▶ TASK INSTRUCTIONS: Where a line holds "that", copy it.

▶ DATA FOR THIS TASK:

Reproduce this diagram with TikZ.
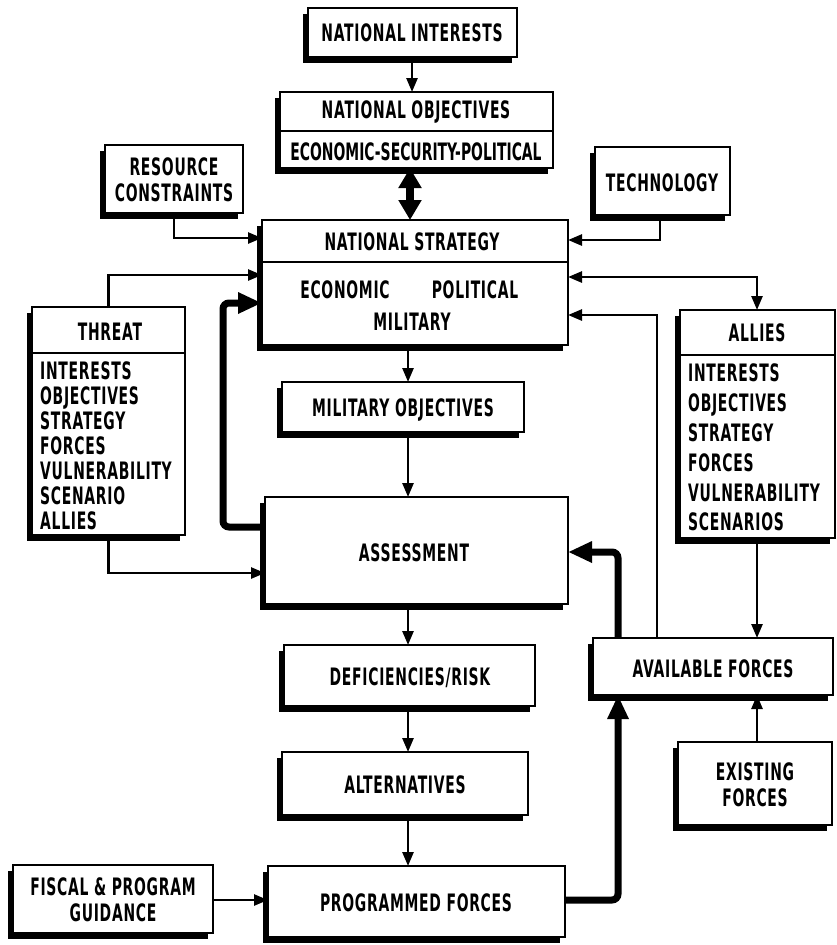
\documentclass[tikz,border=0pt]{standalone}
\usepackage{fontspec}
\newfontfamily\lab{DejaVu Sans}[FakeStretch=0.58, LetterSpace=3]
\newfontfamily\labn{DejaVu Sans}[FakeStretch=0.58]
\usetikzlibrary{arrows.meta,shadows}
\begin{document}
\begin{tikzpicture}[x=1pt,y=-1pt,
  box/.style={draw, line width=1.8pt, fill=white, inner sep=0pt, outer sep=0pt,
    drop shadow={shadow xshift=-5.5pt, shadow yshift=-5.5pt, fill=black, opacity=1}},
  lbl/.style={font=\lab\bfseries\fontsize{24}{26.5}\selectfont, inner sep=0pt, align=center},
  lbln/.style={font=\labn\bfseries\fontsize{24}{26.5}\selectfont, inner sep=0pt, align=center},
  item/.style={lbl, anchor=base west},
  divider/.style={line width=1.8pt},
  con/.style={line width=2.6pt, -{Triangle[length=14pt,width=11pt]}},
  fat/.style={line width=7pt, -{Triangle[length=24pt,width=20pt]}, rounded corners=6pt}]
\useasboundingbox (0,0) rectangle (837,945);
% boxes
\node[box, minimum width=209pt, minimum height=49pt] (ni) at (412.5,32.5) {};
\node[box, minimum width=273pt, minimum height=76pt] (no) at (416.5,130) {};
\node[box, minimum width=306pt, minimum height=125pt] (ns) at (415,282.5) {};
\node[box, minimum width=138pt, minimum height=68pt] (rc) at (174,179) {};
\node[box, minimum width=135pt, minimum height=68pt] (tech) at (662.5,181) {};
\node[box, minimum width=153pt, minimum height=228pt] (th) at (108.5,421) {};
\node[box, minimum width=155pt, minimum height=228pt] (al) at (757.5,424) {};
\node[box, minimum width=242pt, minimum height=50pt] (mo) at (403,407) {};
\node[box, minimum width=303pt, minimum height=107pt] (as) at (416.5,550.5) {};
\node[box, minimum width=251pt, minimum height=61pt] (dr) at (409.5,675.5) {};
\node[box, minimum width=246pt, minimum height=63pt] (alt) at (405,783.5) {};
\node[box, minimum width=297pt, minimum height=71pt] (pf) at (416.5,901.5) {};
\node[box, minimum width=200pt, minimum height=68pt] (fis) at (113,899) {};
\node[box, minimum width=240pt, minimum height=57pt] (af) at (713,666.5) {};
\node[box, minimum width=154pt, minimum height=83pt] (ef) at (755,783.5) {};
% dividers
\draw[divider] (no.west |- 0,131) -- (no.east |- 0,131);
\draw[divider] (ns.west |- 0,262) -- (ns.east |- 0,262);
\draw[divider] (th.west |- 0,353) -- (th.east |- 0,353);
\draw[divider] (al.west |- 0,355) -- (al.east |- 0,355);
% texts
\node[lbl] (tni) at (412,33) {NATIONAL INTERESTS};
\node[lbl] (tno1) at (416,112) {NATIONAL OBJECTIVES};
\node[lbln] (tno2) at (416,152) {ECONOMIC-SECURITY-POLITICAL};
\node[lbl] (tns1) at (412,242) {NATIONAL STRATEGY};
\node[lbl] (tns2) at (345,290) {ECONOMIC};
\node[lbl] (tns3) at (475,290) {POLITICAL};
\node[lbl] (tns4) at (412,322) {MILITARY};
\node[lbl] (trc) at (174,180) {RESOURCE\\CONSTRAINTS};
\node[lbl] (ttech) at (662,183) {TECHNOLOGY};
\node[lbl] (tth) at (110,332) {THREAT};
\node[item] (th1) at (40,379) {INTERESTS};
\node[item] (th2) at (40,404) {OBJECTIVES};
\node[item] (th3) at (40,429) {STRATEGY};
\node[item] (th4) at (40,454) {FORCES};
\node[item] (th5) at (40,479) {VULNERABILITY};
\node[item] (th6) at (40,504) {SCENARIO};
\node[item] (th7) at (40,529) {ALLIES};
\node[lbl] (tal) at (757,333) {ALLIES};
\node[item] (al1) at (688,381) {INTERESTS};
\node[item] (al2) at (688,411) {OBJECTIVES};
\node[item] (al3) at (688,441) {STRATEGY};
\node[item] (al4) at (688,471) {FORCES};
\node[item] (al5) at (688,501) {VULNERABILITY};
\node[item] (al6) at (688,530) {SCENARIOS};
\node[lbl] (tmo) at (403,410) {MILITARY OBJECTIVES};
\node[lbl] (tas) at (414,553) {ASSESSMENT};
\node[lbl] (tdr) at (410,678) {DEFICIENCIES/RISK};
\node[lbl] (talt) at (405,785) {ALTERNATIVES};
\node[lbl] (tpf) at (416,903) {PROGRAMMED FORCES};
\node[lbl] (tfis) at (113,900) {FISCAL \& PROGRAM\\GUIDANCE};
\node[lbl] (taf) at (713,669) {AVAILABLE FORCES};
\node[lbl] (tef) at (755,785) {EXISTING\\FORCES};
% connectors
\draw[con] (ni.south -| 412,0) -- (no.north -| 412,0);
\draw[line width=8pt, {Triangle[length=20pt,width=22pt]}-{Triangle[length=20pt,width=22pt]}] (no.south -| 410,0) -- (ns.north -| 410,0);
\draw[con] (rc.south) |- (ns.west |- 0,238);
\draw[con] (tech.south -| 660,0) |- (ns.east |- 0,240);
\draw[con] (th.north) |- (ns.west |- 0,275);
\draw[fat] (as.west |- 0,527) -| (223,303) -- (ns.west |- 0,303);
\draw[con] (th.south) |- (as.west |- 0,573);
\draw[con] (ns.south -| 408,0) -- (mo.north -| 408,0);
\draw[con] (mo.south -| 408,0) -- (as.north -| 408,0);
\draw[con] (as.south -| 408,0) -- (dr.north -| 408,0);
\draw[con] (dr.south -| 408,0) -- (alt.north -| 408,0);
\draw[con] (alt.south -| 408,0) -- (pf.north -| 408,0);
\draw[con] (fis.east |- 0,900) -- (pf.west |- 0,900);
\draw[fat] (pf.east |- 0,900) -| (af.south -| 618,0);
\draw[fat] (af.north -| 618,0) |- (as.east |- 0,552);
\draw[con] (af.north -| 657,0) |- (ns.east |- 0,315);
\draw[con, {Triangle[length=14pt,width=11pt]}-{Triangle[length=14pt,width=11pt]}] (ns.east |- 0,277) -| (al.north -| 757,0);
\draw[con] (al.south -| 757,0) -- (af.north -| 757,0);
\draw[con] (ef.north -| 757,0) -- (af.south -| 757,0);
\end{tikzpicture}
\end{document}
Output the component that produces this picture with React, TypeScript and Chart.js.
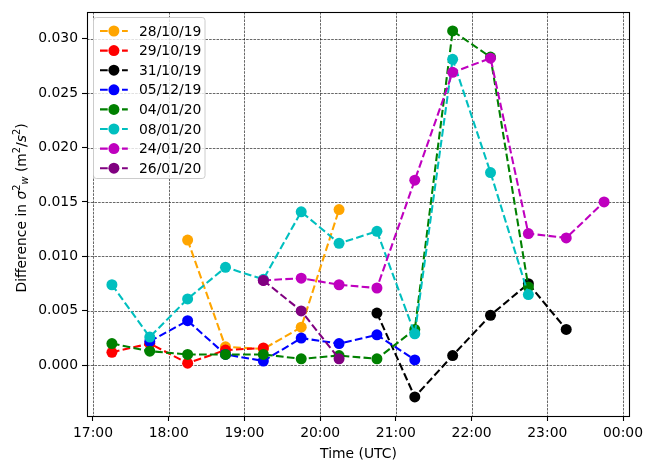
import React, { useEffect, useRef } from 'react';
import { Chart, registerables } from 'chart.js';

Chart.register(...registerables);

// Times of the measurements, in hours (UTC)
const hours = [17.25, 17.75, 18.25, 18.75, 19.25, 19.75, 20.25, 20.75, 21.25, 21.75, 22.25, 22.75, 23.25, 23.75];

const seriesLabels = ['28/10/19', '29/10/19', '31/10/19', '05/12/19', '04/01/20', '08/01/20', '24/01/20', '26/01/20'];
const seriesColors = ['#FFA500', '#FF0000', '#000000', '#0000FF', '#008000', '#00BFBF', '#BF00BF', '#800080'];

// values aligned with `hours` (null = no measurement)
const s281019 = [null, null, 0.0115, 0.0017, 0.0015, 0.0035, 0.0143, null, null, null, null, null, null, null];
const s291019 = [0.0012, 0.0020, 0.0002, 0.0014, 0.0016, null, null, null, null, null, null, null, null, null];
const s311019 = [null, null, null, null, null, null, null, 0.0048, -0.0029, 0.0009, 0.0046, 0.0075, 0.0033, null];
const s051219 = [null, 0.0022, 0.0041, 0.0010, 0.0004, 0.0025, 0.0020, 0.0028, 0.0005, null, null, null, null, null];
const s040120 = [0.0020, 0.0013, 0.0010, 0.0010, 0.0010, 0.0006, 0.0009, 0.0006, 0.0033, 0.0307, 0.0283, 0.0072, null, null];
const s080120 = [0.0074, 0.0026, 0.0061, 0.0090, 0.0079, 0.0141, 0.0112, 0.0123, 0.0029, 0.0281, 0.0177, 0.0065, null, null];
const s240120 = [null, null, null, null, 0.0078, 0.0080, 0.0074, 0.0071, 0.0170, 0.0269, 0.0282, 0.0121, 0.0117, 0.0150];
const s260120 = [null, null, null, null, 0.0078, 0.0050, 0.0006, null, null, null, null, null, null, null];

const seriesValues = [s281019, s291019, s311019, s051219, s040120, s080120, s240120, s260120];

const xTickValues = [17, 18, 19, 20, 21, 22, 23, 24];
const xTickLabels = ['17:00', '18:00', '19:00', '20:00', '21:00', '22:00', '23:00', '00:00'];
const yTickValues = [0, 0.005, 0.01, 0.015, 0.02, 0.025, 0.03];
const yTickLabels = ['0.000', '0.005', '0.010', '0.015', '0.020', '0.025', '0.030'];

const FONT = '"DejaVu Sans"';
const FS = 13.9;
const LW = 2.08;
const DASH = [7.7, 3.3];

const overlay = {
  id: 'mplOverlay',
  beforeDatasetsDraw(chart: any) {
    const { ctx, chartArea: a, scales } = chart;
    const xs = scales.x, ys = scales.y;
    ctx.save();
    ctx.strokeStyle = 'rgba(0,0,0,0.85)';
    ctx.lineWidth = 0.7;
    ctx.setLineDash([2.6, 1.1]);
    for (const v of xTickValues) {
      const px = Math.round(xs.getPixelForValue(v)) + 0.5;
      ctx.beginPath();
      ctx.moveTo(px, a.top);
      ctx.lineTo(px, a.bottom);
      ctx.stroke();
    }
    for (const v of yTickValues) {
      const py = Math.round(ys.getPixelForValue(v)) + 0.5;
      ctx.beginPath();
      ctx.moveTo(a.left, py);
      ctx.lineTo(a.right, py);
      ctx.stroke();
    }
    ctx.restore();
  },
  afterDatasetsDraw(chart: any) {
    const { ctx, chartArea: a } = chart;
    ctx.save();
    // frame
    ctx.strokeStyle = '#000';
    ctx.lineWidth = 1.1;
    ctx.setLineDash([]);
    ctx.strokeRect(a.left + 0.5, a.top + 0.5, a.right - a.left, a.bottom - a.top);

    // legend
    const bx = 93.5, by = 17.5, bw = 111.5, bh = 161;
    const r = 2.8;
    ctx.beginPath();
    ctx.moveTo(bx + r, by);
    ctx.lineTo(bx + bw - r, by);
    ctx.quadraticCurveTo(bx + bw, by, bx + bw, by + r);
    ctx.lineTo(bx + bw, by + bh - r);
    ctx.quadraticCurveTo(bx + bw, by + bh, bx + bw - r, by + bh);
    ctx.lineTo(bx + r, by + bh);
    ctx.quadraticCurveTo(bx, by + bh, bx, by + bh - r);
    ctx.lineTo(bx, by + r);
    ctx.quadraticCurveTo(bx, by, bx + r, by);
    ctx.closePath();
    ctx.fillStyle = 'rgba(255,255,255,0.8)';
    ctx.fill();
    ctx.strokeStyle = '#cccccc';
    ctx.lineWidth = 1;
    ctx.stroke();

    ctx.font = `${FS}px ${FONT}`;
    ctx.textBaseline = 'middle';
    ctx.textAlign = 'left';
    for (let i = 0; i < seriesLabels.length; i++) {
      const cy = 31 + i * 19.6;
      const hx0 = 100, hx1 = 127.8;
      ctx.strokeStyle = seriesColors[i];
      ctx.lineWidth = LW;
      ctx.setLineDash(DASH);
      ctx.beginPath();
      ctx.moveTo(hx0, cy);
      ctx.lineTo(hx1, cy);
      ctx.stroke();
      ctx.setLineDash([]);
      ctx.fillStyle = seriesColors[i];
      ctx.beginPath();
      ctx.arc((hx0 + hx1) / 2, cy, 5.5, 0, Math.PI * 2);
      ctx.fill();
      ctx.fillStyle = '#000';
      ctx.fillText(seriesLabels[i], 139, cy + 1);
    }

    // x title
    ctx.textAlign = 'center';
    ctx.textBaseline = 'alphabetic';
    ctx.fillText('Time (UTC)', (a.left + a.right) / 2 + 0.5, 457.5);

    // y title with super/subscripts
    const reg = `${FS}px ${FONT}`;
    const ita = `italic ${FS}px ${FONT}`;
    const sm = `${FS * 0.7}px ${FONT}`;
    const smi = `italic ${FS * 0.7}px ${FONT}`;
    const segs = [
      { t: 'Difference in ', f: reg, dy: 0 },
      { t: 'σ', f: ita, dy: 0 },
      { t: '2', f: sm, dy: -5.5 },
      { t: 'w', f: smi, dy: 2.8 },
      { t: ' (m', f: reg, dy: 0 },
      { t: '2', f: sm, dy: -5.5 },
      { t: '/', f: reg, dy: 0 },
      { t: 's', f: ita, dy: 0 },
      { t: '2', f: sm, dy: -5.5 },
      { t: ')', f: reg, dy: 0 },
    ];
    let total = 0;
    for (const s of segs) { ctx.font = s.f; total += ctx.measureText(s.t).width; }
    ctx.translate(25.5, 208);
    ctx.rotate(-Math.PI / 2);
    ctx.textAlign = 'left';
    let x = -total / 2;
    for (const s of segs) {
      ctx.font = s.f;
      ctx.fillText(s.t, x, s.dy);
      x += ctx.measureText(s.t).width;
    }
    ctx.restore();
  },
};

export default function App() {
  const ref = useRef<HTMLCanvasElement>(null);
  useEffect(() => {
    const datasets = seriesLabels.map((label, i) => ({
      label,
      data: hours
        .map((h, j) => ({ x: h, y: seriesValues[i][j] }))
        .filter((p) => p.y !== null),
      borderColor: seriesColors[i],
      backgroundColor: seriesColors[i],
      borderWidth: LW,
      borderDash: DASH,
      pointRadius: 5.5,
      pointBorderWidth: 0,
      pointBackgroundColor: seriesColors[i],
      tension: 0,
      fill: false,
      order: seriesLabels.length - i,
    }));
    const chart = new Chart(ref.current as HTMLCanvasElement, {
      type: 'line',
      data: { datasets },
      options: {
        animation: false,
        responsive: false,
        devicePixelRatio: 1,
        events: [],
        layout: { padding: { top: 12, right: 17, left: 0, bottom: 0 } },
        plugins: { legend: { display: false }, tooltip: { enabled: false } },
        scales: {
          x: {
            type: 'linear',
            min: 16.921,
            max: 24.079,
            afterBuildTicks: (s: any) => { s.ticks = xTickValues.map((v) => ({ value: v })); },
            afterFit: (s: any) => { s.height = 44; s.paddingLeft = 0; s.paddingRight = 0; },
            ticks: {
              autoSkip: false,
              maxRotation: 0,
              padding: 4,
              color: '#000',
              font: { family: 'DejaVu Sans', size: FS },
              callback: (v: any) => xTickLabels[xTickValues.indexOf(Number(v))] ?? '',
            },
            grid: { drawOnChartArea: false, drawTicks: true, tickLength: 5, tickColor: '#000', tickWidth: 1.1, tickBorderDash: [] },
            border: { display: false },
          },
          y: {
            type: 'linear',
            min: -0.00465,
            max: 0.03244,
            afterBuildTicks: (s: any) => { s.ticks = yTickValues.map((v) => ({ value: v })); },
            afterFit: (s: any) => { s.width = 87; s.paddingTop = 0; s.paddingBottom = 0; },
            ticks: {
              autoSkip: false,
              padding: 4,
              color: '#000',
              font: { family: 'DejaVu Sans', size: FS },
              callback: (v: any) => {
                const k = yTickValues.findIndex((t) => Math.abs(t - Number(v)) < 1e-9);
                return k >= 0 ? yTickLabels[k] : '';
              },
            },
            grid: { drawOnChartArea: false, drawTicks: true, tickLength: 5, tickColor: '#000', tickWidth: 1.1, tickBorderDash: [] },
            border: { display: false },
          },
        },
      },
      plugins: [overlay],
    });
    return () => chart.destroy();
  }, []);
  return (
    <div style={{ position: 'absolute', left: 0, top: 0, width: 646, height: 460, background: '#fff' }}>
      <canvas ref={ref} width={646} height={460} style={{ width: 646, height: 460, display: 'block' }} />
    </div>
  );
}
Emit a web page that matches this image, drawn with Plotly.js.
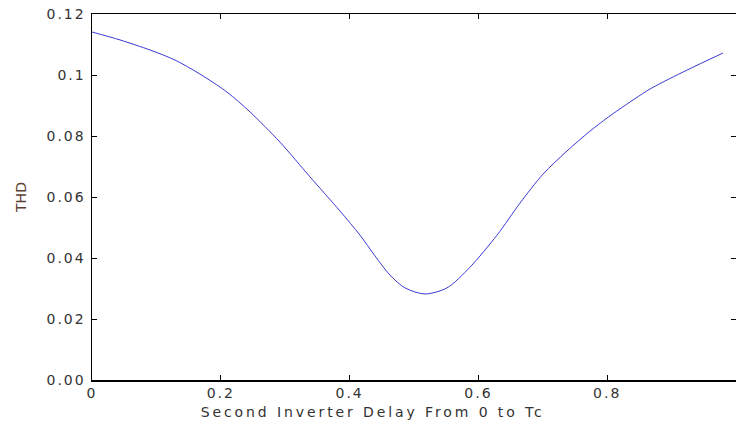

▶ SOLUTION BELOW:
Output the component that produces this picture with React, TypeScript and Chart.js.
Emit a web page that matches this image, drawn with Plotly.js.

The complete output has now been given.